::: DATA SHOWN :::
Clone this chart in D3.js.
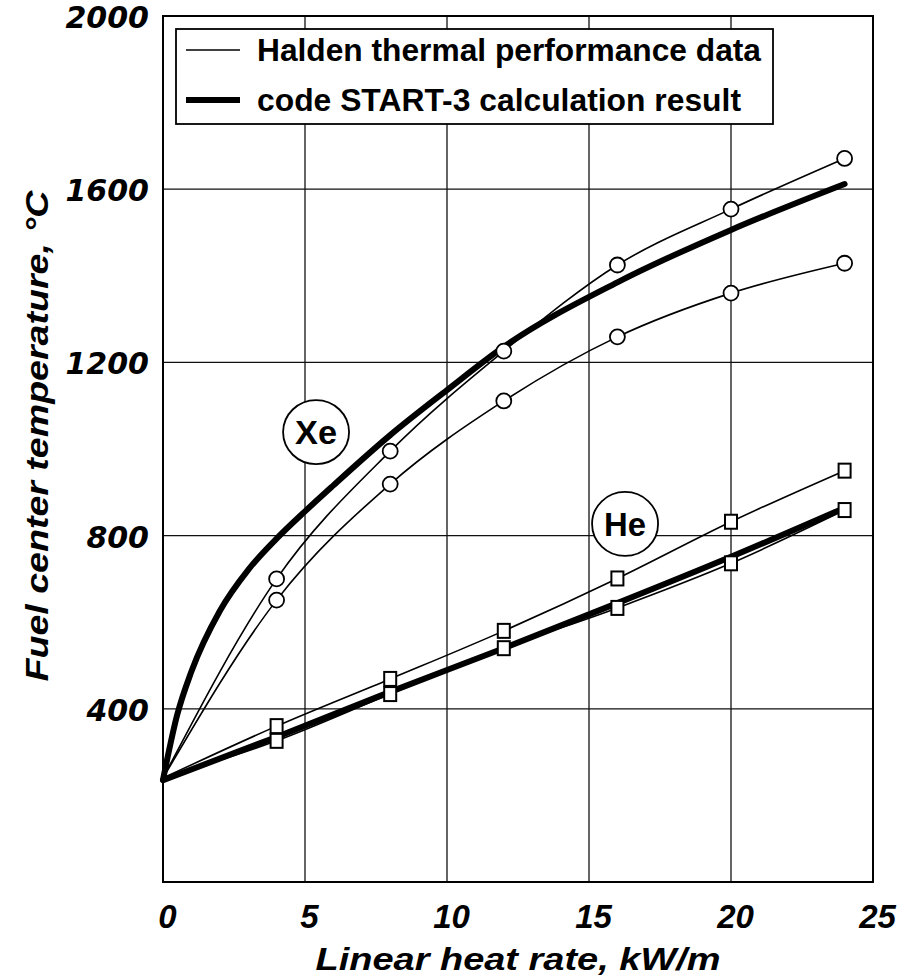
<!DOCTYPE html>
<html>
<head>
<meta charset="utf-8">
<script src="https://cdn.jsdelivr.net/npm/d3@7"></script>
<style>
  body { margin: 0; background: #fff; }
  svg { display: block; }
</style>
</head>
<body>
<div id="chart"></div>
<script>
// measured points (Halden) and code curves
const heatRate = [0, 4, 8, 12, 16, 20, 24];
const xeUpper = [240, 700, 995, 1226, 1425, 1554, 1671];
const xeLower = [240, 651, 919, 1111, 1259, 1360, 1429];
const heUpper = [240, 360, 469, 580, 701, 832, 950];
const heLower = [240, 326, 434, 540, 633, 736, 859];

const calcRateXe = [0, 0.5, 1, 2, 3, 4, 5, 6, 8, 10, 12, 16, 20, 24];
const xeCalc = [236, 386, 486, 626, 721, 793, 856, 916, 1032, 1136, 1236, 1385, 1506, 1612];
const calcRateHe = [0, 4, 8, 12, 16, 20, 24];
const heCalc = [235, 335, 439, 540, 644, 751, 864];

const xTicks = [0, 5, 10, 15, 20, 25];
const yTicks = [400, 800, 1200, 1600, 2000];
const legendLabels = ["Halden thermal performance data", "code START-3 calculation result"];
const gasLabels = [{ name: "Xe", x: 5.39, y: 1039 }, { name: "He", x: 16.27, y: 827 }];

const width = 901, height = 979;
const margin = { top: 16, right: 28, bottom: 97, left: 163 };

const svg = d3.select("#chart")
    .append("svg")
    .attr("width", width)
    .attr("height", height);

const x = d3.scaleLinear().domain([0, 25]).range([margin.left, width - margin.right]);
const y = d3.scaleLinear().domain([0, 2000]).range([height - margin.bottom, margin.top]);

// grid
svg.append("g")
    .selectAll("line")
    .data([5, 10, 15, 20])
    .join("line")
    .attr("x1", d => x(d)).attr("x2", d => x(d))
    .attr("y1", y(0)).attr("y2", y(2000))
    .attr("stroke", "#111").attr("stroke-width", 1.3);

svg.append("g")
    .selectAll("line")
    .data([400, 800, 1200, 1600])
    .join("line")
    .attr("x1", x(0)).attr("x2", x(25))
    .attr("y1", d => y(d)).attr("y2", d => y(d))
    .attr("stroke", "#111").attr("stroke-width", 1.3);

svg.append("rect")
    .attr("x", x(0)).attr("y", y(2000))
    .attr("width", x(25) - x(0)).attr("height", y(0) - y(2000))
    .attr("fill", "none").attr("stroke", "#000").attr("stroke-width", 2);

// axes
const xAxis = svg.append("g")
    .attr("transform", `translate(0,${y(0)})`)
    .call(d3.axisBottom(x).tickValues(xTicks).tickSize(0).tickPadding(0).tickFormat(d3.format("d")));
xAxis.selectAll("text")
    .attr("dx", 4)
    .attr("y", 46)
    .attr("dy", null)
    .style("font-family", "'Liberation Sans Narrow', 'Arial Narrow', 'Liberation Sans', sans-serif")
    .style("font-weight", "bold")
    .style("font-style", "italic")
    .style("font-size", "33px")
    .attr("fill", "#000");

const yAxis = svg.append("g")
    .attr("transform", `translate(${x(0)},0)`)
    .call(d3.axisLeft(y).tickValues(yTicks).tickSize(0).tickPadding(14).tickFormat(d3.format("d")));
yAxis.selectAll("text")
    .attr("dy", "0.38em")
    .style("font-family", "'DejaVu Sans', sans-serif")
    .style("font-weight", "bold")
    .style("font-style", "italic")
    .style("font-size", "30px")
    .attr("fill", "#000");

svg.selectAll(".domain").remove();

svg.append("text")
    .attr("x", (x(0) + x(25)) / 2)
    .attr("y", 970)
    .attr("text-anchor", "middle")
    .style("font-family", "'Liberation Sans', Arial, sans-serif")
    .style("font-weight", "bold")
    .style("font-style", "italic")
    .style("font-size", "32px")
    .attr("textLength", 405)
    .attr("lengthAdjust", "spacingAndGlyphs")
    .text("Linear heat rate, kW/m");

svg.append("text")
    .attr("transform", "translate(48,436) rotate(-90)")
    .attr("text-anchor", "middle")
    .style("font-family", "'Liberation Sans', Arial, sans-serif")
    .style("font-weight", "bold")
    .style("font-style", "italic")
    .style("font-size", "31px")
    .attr("textLength", 491)
    .attr("lengthAdjust", "spacingAndGlyphs")
    .text("Fuel center temperature, °C");

// curves
const line = d3.line()
    .x(d => x(d[0]))
    .y(d => y(d[1]))
    .curve(d3.curveMonotoneX);

const zip = (xs, ys) => xs.map((v, i) => [v, ys[i]]);

const calcSeries = [zip(calcRateXe, xeCalc), zip(calcRateHe, heCalc)];
const dataSeries = [
    { pts: zip(heatRate, xeUpper), marker: "circle" },
    { pts: zip(heatRate, xeLower), marker: "circle" },
    { pts: zip(heatRate, heUpper), marker: "square" },
    { pts: zip(heatRate, heLower), marker: "square" }
];

svg.append("g")
    .selectAll("path")
    .data(dataSeries)
    .join("path")
    .attr("d", d => line(d.pts))
    .attr("fill", "none")
    .attr("stroke", "#000")
    .attr("stroke-width", 1.6);

svg.append("g")
    .selectAll("path")
    .data(calcSeries)
    .join("path")
    .attr("d", d => line(d))
    .attr("fill", "none")
    .attr("stroke", "#000")
    .attr("stroke-width", 6)
    .attr("stroke-linecap", "round");

// markers (skip the origin point)
dataSeries.forEach(s => {
    const pts = s.pts.slice(1);
    if (s.marker === "circle") {
        svg.append("g")
            .selectAll("circle")
            .data(pts)
            .join("circle")
            .attr("cx", d => x(d[0]))
            .attr("cy", d => y(d[1]))
            .attr("r", 7.5)
            .attr("fill", "#fff")
            .attr("stroke", "#000")
            .attr("stroke-width", 1.8);
    } else {
        svg.append("g")
            .selectAll("rect")
            .data(pts)
            .join("rect")
            .attr("x", d => x(d[0]) - 6)
            .attr("y", d => y(d[1]) - 7)
            .attr("width", 12)
            .attr("height", 14)
            .attr("fill", "#fff")
            .attr("stroke", "#000")
            .attr("stroke-width", 2);
    }
});

// gas labels
const gas = svg.append("g")
    .selectAll("g")
    .data(gasLabels)
    .join("g")
    .attr("transform", d => `translate(${x(d.x)},${y(d.y)})`);
gas.append("ellipse")
    .attr("rx", 33).attr("ry", 32)
    .attr("fill", "#fff")
    .attr("stroke", "#000")
    .attr("stroke-width", 1.8);
gas.append("text")
    .attr("text-anchor", "middle")
    .attr("y", 12)
    .style("font-family", "'Liberation Sans', Arial, sans-serif")
    .style("font-weight", "bold")
    .style("font-size", "34px")
    .attr("textLength", 42)
    .attr("lengthAdjust", "spacingAndGlyphs")
    .text(d => d.name);

// legend
const legend = svg.append("g");
legend.append("rect")
    .attr("x", 176).attr("y", 29)
    .attr("width", 597).attr("height", 95)
    .attr("fill", "#fff")
    .attr("stroke", "#000")
    .attr("stroke-width", 1.8);

legend.selectAll("line")
    .data(legendLabels)
    .join("line")
    .attr("x1", 186).attr("x2", 240)
    .attr("y1", (d, i) => 50 + i * 50)
    .attr("y2", (d, i) => 50 + i * 50)
    .attr("stroke", "#000")
    .attr("stroke-width", (d, i) => i === 0 ? 1.6 : 6);

legend.selectAll("text")
    .data(legendLabels)
    .join("text")
    .attr("x", 257)
    .attr("y", (d, i) => 61 + i * 50)
    .style("font-family", "'Liberation Sans', Arial, sans-serif")
    .style("font-weight", "bold")
    .style("font-size", "32px")
    .attr("textLength", (d, i) => i === 0 ? 504 : 484)
    .attr("lengthAdjust", "spacingAndGlyphs")
    .text(d => d);
</script>
</body>
</html>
:::
SHORT PROBLEM
Output all of the data exactly as it stands, minus any images.

FINISHED EXERCISE
Clone this chart in D3.js.
<!DOCTYPE html>
<html>
<head>
<meta charset="utf-8">
<script src="https://cdn.jsdelivr.net/npm/d3@7"></script>
<style>
  body { margin: 0; background: #fff; }
  svg { display: block; }
</style>
</head>
<body>
<div id="chart"></div>
<script>
// measured points (Halden) and code curves
const heatRate = [0, 4, 8, 12, 16, 20, 24];
const xeUpper = [240, 700, 995, 1226, 1425, 1554, 1671];
const xeLower = [240, 651, 919, 1111, 1259, 1360, 1429];
const heUpper = [240, 360, 469, 580, 701, 832, 950];
const heLower = [240, 326, 434, 540, 633, 736, 859];

const calcRateXe = [0, 0.5, 1, 2, 3, 4, 5, 6, 8, 10, 12, 16, 20, 24];
const xeCalc = [236, 386, 486, 626, 721, 793, 856, 916, 1032, 1136, 1236, 1385, 1506, 1612];
const calcRateHe = [0, 4, 8, 12, 16, 20, 24];
const heCalc = [235, 335, 439, 540, 644, 751, 864];

const xTicks = [0, 5, 10, 15, 20, 25];
const yTicks = [400, 800, 1200, 1600, 2000];
const legendLabels = ["Halden thermal performance data", "code START-3 calculation result"];
const gasLabels = [{ name: "Xe", x: 5.39, y: 1039 }, { name: "He", x: 16.27, y: 827 }];

const width = 901, height = 979;
const margin = { top: 16, right: 28, bottom: 97, left: 163 };

const svg = d3.select("#chart")
    .append("svg")
    .attr("width", width)
    .attr("height", height);

const x = d3.scaleLinear().domain([0, 25]).range([margin.left, width - margin.right]);
const y = d3.scaleLinear().domain([0, 2000]).range([height - margin.bottom, margin.top]);

// grid
svg.append("g")
    .selectAll("line")
    .data([5, 10, 15, 20])
    .join("line")
    .attr("x1", d => x(d)).attr("x2", d => x(d))
    .attr("y1", y(0)).attr("y2", y(2000))
    .attr("stroke", "#111").attr("stroke-width", 1.3);

svg.append("g")
    .selectAll("line")
    .data([400, 800, 1200, 1600])
    .join("line")
    .attr("x1", x(0)).attr("x2", x(25))
    .attr("y1", d => y(d)).attr("y2", d => y(d))
    .attr("stroke", "#111").attr("stroke-width", 1.3);

svg.append("rect")
    .attr("x", x(0)).attr("y", y(2000))
    .attr("width", x(25) - x(0)).attr("height", y(0) - y(2000))
    .attr("fill", "none").attr("stroke", "#000").attr("stroke-width", 2);

// axes
const xAxis = svg.append("g")
    .attr("transform", `translate(0,${y(0)})`)
    .call(d3.axisBottom(x).tickValues(xTicks).tickSize(0).tickPadding(0).tickFormat(d3.format("d")));
xAxis.selectAll("text")
    .attr("dx", 4)
    .attr("y", 46)
    .attr("dy", null)
    .style("font-family", "'Liberation Sans Narrow', 'Arial Narrow', 'Liberation Sans', sans-serif")
    .style("font-weight", "bold")
    .style("font-style", "italic")
    .style("font-size", "33px")
    .attr("fill", "#000");

const yAxis = svg.append("g")
    .attr("transform", `translate(${x(0)},0)`)
    .call(d3.axisLeft(y).tickValues(yTicks).tickSize(0).tickPadding(14).tickFormat(d3.format("d")));
yAxis.selectAll("text")
    .attr("dy", "0.38em")
    .style("font-family", "'DejaVu Sans', sans-serif")
    .style("font-weight", "bold")
    .style("font-style", "italic")
    .style("font-size", "30px")
    .attr("fill", "#000");

svg.selectAll(".domain").remove();

svg.append("text")
    .attr("x", (x(0) + x(25)) / 2)
    .attr("y", 970)
    .attr("text-anchor", "middle")
    .style("font-family", "'Liberation Sans', Arial, sans-serif")
    .style("font-weight", "bold")
    .style("font-style", "italic")
    .style("font-size", "32px")
    .attr("textLength", 405)
    .attr("lengthAdjust", "spacingAndGlyphs")
    .text("Linear heat rate, kW/m");

svg.append("text")
    .attr("transform", "translate(48,436) rotate(-90)")
    .attr("text-anchor", "middle")
    .style("font-family", "'Liberation Sans', Arial, sans-serif")
    .style("font-weight", "bold")
    .style("font-style", "italic")
    .style("font-size", "31px")
    .attr("textLength", 491)
    .attr("lengthAdjust", "spacingAndGlyphs")
    .text("Fuel center temperature, °C");

// curves
const line = d3.line()
    .x(d => x(d[0]))
    .y(d => y(d[1]))
    .curve(d3.curveMonotoneX);

const zip = (xs, ys) => xs.map((v, i) => [v, ys[i]]);

const calcSeries = [zip(calcRateXe, xeCalc), zip(calcRateHe, heCalc)];
const dataSeries = [
    { pts: zip(heatRate, xeUpper), marker: "circle" },
    { pts: zip(heatRate, xeLower), marker: "circle" },
    { pts: zip(heatRate, heUpper), marker: "square" },
    { pts: zip(heatRate, heLower), marker: "square" }
];

svg.append("g")
    .selectAll("path")
    .data(dataSeries)
    .join("path")
    .attr("d", d => line(d.pts))
    .attr("fill", "none")
    .attr("stroke", "#000")
    .attr("stroke-width", 1.6);

svg.append("g")
    .selectAll("path")
    .data(calcSeries)
    .join("path")
    .attr("d", d => line(d))
    .attr("fill", "none")
    .attr("stroke", "#000")
    .attr("stroke-width", 6)
    .attr("stroke-linecap", "round");

// markers (skip the origin point)
dataSeries.forEach(s => {
    const pts = s.pts.slice(1);
    if (s.marker === "circle") {
        svg.append("g")
            .selectAll("circle")
            .data(pts)
            .join("circle")
            .attr("cx", d => x(d[0]))
            .attr("cy", d => y(d[1]))
            .attr("r", 7.5)
            .attr("fill", "#fff")
            .attr("stroke", "#000")
            .attr("stroke-width", 1.8);
    } else {
        svg.append("g")
            .selectAll("rect")
            .data(pts)
            .join("rect")
            .attr("x", d => x(d[0]) - 6)
            .attr("y", d => y(d[1]) - 7)
            .attr("width", 12)
            .attr("height", 14)
            .attr("fill", "#fff")
            .attr("stroke", "#000")
            .attr("stroke-width", 2);
    }
});

// gas labels
const gas = svg.append("g")
    .selectAll("g")
    .data(gasLabels)
    .join("g")
    .attr("transform", d => `translate(${x(d.x)},${y(d.y)})`);
gas.append("ellipse")
    .attr("rx", 33).attr("ry", 32)
    .attr("fill", "#fff")
    .attr("stroke", "#000")
    .attr("stroke-width", 1.8);
gas.append("text")
    .attr("text-anchor", "middle")
    .attr("y", 12)
    .style("font-family", "'Liberation Sans', Arial, sans-serif")
    .style("font-weight", "bold")
    .style("font-size", "34px")
    .attr("textLength", 42)
    .attr("lengthAdjust", "spacingAndGlyphs")
    .text(d => d.name);

// legend
const legend = svg.append("g");
legend.append("rect")
    .attr("x", 176).attr("y", 29)
    .attr("width", 597).attr("height", 95)
    .attr("fill", "#fff")
    .attr("stroke", "#000")
    .attr("stroke-width", 1.8);

legend.selectAll("line")
    .data(legendLabels)
    .join("line")
    .attr("x1", 186).attr("x2", 240)
    .attr("y1", (d, i) => 50 + i * 50)
    .attr("y2", (d, i) => 50 + i * 50)
    .attr("stroke", "#000")
    .attr("stroke-width", (d, i) => i === 0 ? 1.6 : 6);

legend.selectAll("text")
    .data(legendLabels)
    .join("text")
    .attr("x", 257)
    .attr("y", (d, i) => 61 + i * 50)
    .style("font-family", "'Liberation Sans', Arial, sans-serif")
    .style("font-weight", "bold")
    .style("font-size", "32px")
    .attr("textLength", (d, i) => i === 0 ? 504 : 484)
    .attr("lengthAdjust", "spacingAndGlyphs")
    .text(d => d);
</script>
</body>
</html>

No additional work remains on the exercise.